● **Exercise objective**
Your task is to transcribe all of the data below exactly, omitting the images.
##### Dataset content
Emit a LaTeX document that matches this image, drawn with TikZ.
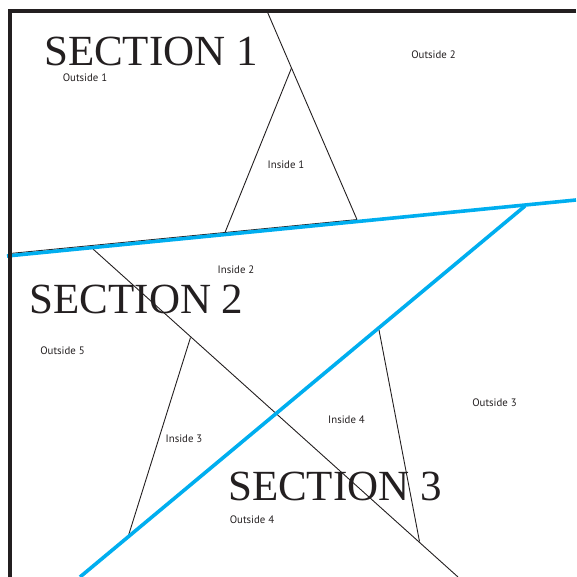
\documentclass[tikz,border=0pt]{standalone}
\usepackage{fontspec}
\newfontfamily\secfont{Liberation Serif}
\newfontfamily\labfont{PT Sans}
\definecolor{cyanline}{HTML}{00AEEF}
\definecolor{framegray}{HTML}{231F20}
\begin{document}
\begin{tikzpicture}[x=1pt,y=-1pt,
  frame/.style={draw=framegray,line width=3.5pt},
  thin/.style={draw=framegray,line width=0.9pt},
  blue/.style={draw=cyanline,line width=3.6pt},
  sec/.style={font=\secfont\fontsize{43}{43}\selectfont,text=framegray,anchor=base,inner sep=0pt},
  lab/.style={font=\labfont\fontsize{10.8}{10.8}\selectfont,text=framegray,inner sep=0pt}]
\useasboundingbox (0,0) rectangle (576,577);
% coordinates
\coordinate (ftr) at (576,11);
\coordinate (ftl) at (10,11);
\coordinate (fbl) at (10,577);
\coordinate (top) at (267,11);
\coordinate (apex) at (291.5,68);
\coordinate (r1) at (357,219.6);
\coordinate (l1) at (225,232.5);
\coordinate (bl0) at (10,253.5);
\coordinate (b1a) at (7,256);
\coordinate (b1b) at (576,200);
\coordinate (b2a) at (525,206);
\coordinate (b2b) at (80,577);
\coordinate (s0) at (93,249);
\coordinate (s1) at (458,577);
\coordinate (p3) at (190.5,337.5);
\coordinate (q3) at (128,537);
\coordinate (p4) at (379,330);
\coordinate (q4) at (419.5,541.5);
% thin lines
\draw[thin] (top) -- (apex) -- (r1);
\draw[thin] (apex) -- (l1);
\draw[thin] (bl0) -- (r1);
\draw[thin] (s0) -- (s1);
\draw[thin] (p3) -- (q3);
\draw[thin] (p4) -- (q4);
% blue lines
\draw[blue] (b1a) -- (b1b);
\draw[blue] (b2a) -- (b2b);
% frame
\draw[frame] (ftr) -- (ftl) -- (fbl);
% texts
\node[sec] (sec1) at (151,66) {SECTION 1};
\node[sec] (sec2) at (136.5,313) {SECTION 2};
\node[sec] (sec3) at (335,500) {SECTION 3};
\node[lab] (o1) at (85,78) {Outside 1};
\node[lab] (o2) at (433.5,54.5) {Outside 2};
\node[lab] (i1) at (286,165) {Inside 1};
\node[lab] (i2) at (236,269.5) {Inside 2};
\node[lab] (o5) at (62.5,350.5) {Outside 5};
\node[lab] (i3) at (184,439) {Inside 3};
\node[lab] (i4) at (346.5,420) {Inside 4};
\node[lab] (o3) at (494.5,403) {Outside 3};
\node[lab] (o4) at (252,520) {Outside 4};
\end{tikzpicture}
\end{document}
##########
● **Final result**
Emit a LaTeX document that matches this image, drawn with TikZ.
\documentclass[tikz,border=0pt]{standalone}
\usepackage{fontspec}
\newfontfamily\secfont{Liberation Serif}
\newfontfamily\labfont{PT Sans}
\definecolor{cyanline}{HTML}{00AEEF}
\definecolor{framegray}{HTML}{231F20}
\begin{document}
\begin{tikzpicture}[x=1pt,y=-1pt,
  frame/.style={draw=framegray,line width=3.5pt},
  thin/.style={draw=framegray,line width=0.9pt},
  blue/.style={draw=cyanline,line width=3.6pt},
  sec/.style={font=\secfont\fontsize{43}{43}\selectfont,text=framegray,anchor=base,inner sep=0pt},
  lab/.style={font=\labfont\fontsize{10.8}{10.8}\selectfont,text=framegray,inner sep=0pt}]
\useasboundingbox (0,0) rectangle (576,577);
% coordinates
\coordinate (ftr) at (576,11);
\coordinate (ftl) at (10,11);
\coordinate (fbl) at (10,577);
\coordinate (top) at (267,11);
\coordinate (apex) at (291.5,68);
\coordinate (r1) at (357,219.6);
\coordinate (l1) at (225,232.5);
\coordinate (bl0) at (10,253.5);
\coordinate (b1a) at (7,256);
\coordinate (b1b) at (576,200);
\coordinate (b2a) at (525,206);
\coordinate (b2b) at (80,577);
\coordinate (s0) at (93,249);
\coordinate (s1) at (458,577);
\coordinate (p3) at (190.5,337.5);
\coordinate (q3) at (128,537);
\coordinate (p4) at (379,330);
\coordinate (q4) at (419.5,541.5);
% thin lines
\draw[thin] (top) -- (apex) -- (r1);
\draw[thin] (apex) -- (l1);
\draw[thin] (bl0) -- (r1);
\draw[thin] (s0) -- (s1);
\draw[thin] (p3) -- (q3);
\draw[thin] (p4) -- (q4);
% blue lines
\draw[blue] (b1a) -- (b1b);
\draw[blue] (b2a) -- (b2b);
% frame
\draw[frame] (ftr) -- (ftl) -- (fbl);
% texts
\node[sec] (sec1) at (151,66) {SECTION 1};
\node[sec] (sec2) at (136.5,313) {SECTION 2};
\node[sec] (sec3) at (335,500) {SECTION 3};
\node[lab] (o1) at (85,78) {Outside 1};
\node[lab] (o2) at (433.5,54.5) {Outside 2};
\node[lab] (i1) at (286,165) {Inside 1};
\node[lab] (i2) at (236,269.5) {Inside 2};
\node[lab] (o5) at (62.5,350.5) {Outside 5};
\node[lab] (i3) at (184,439) {Inside 3};
\node[lab] (i4) at (346.5,420) {Inside 4};
\node[lab] (o3) at (494.5,403) {Outside 3};
\node[lab] (o4) at (252,520) {Outside 4};
\end{tikzpicture}
\end{document}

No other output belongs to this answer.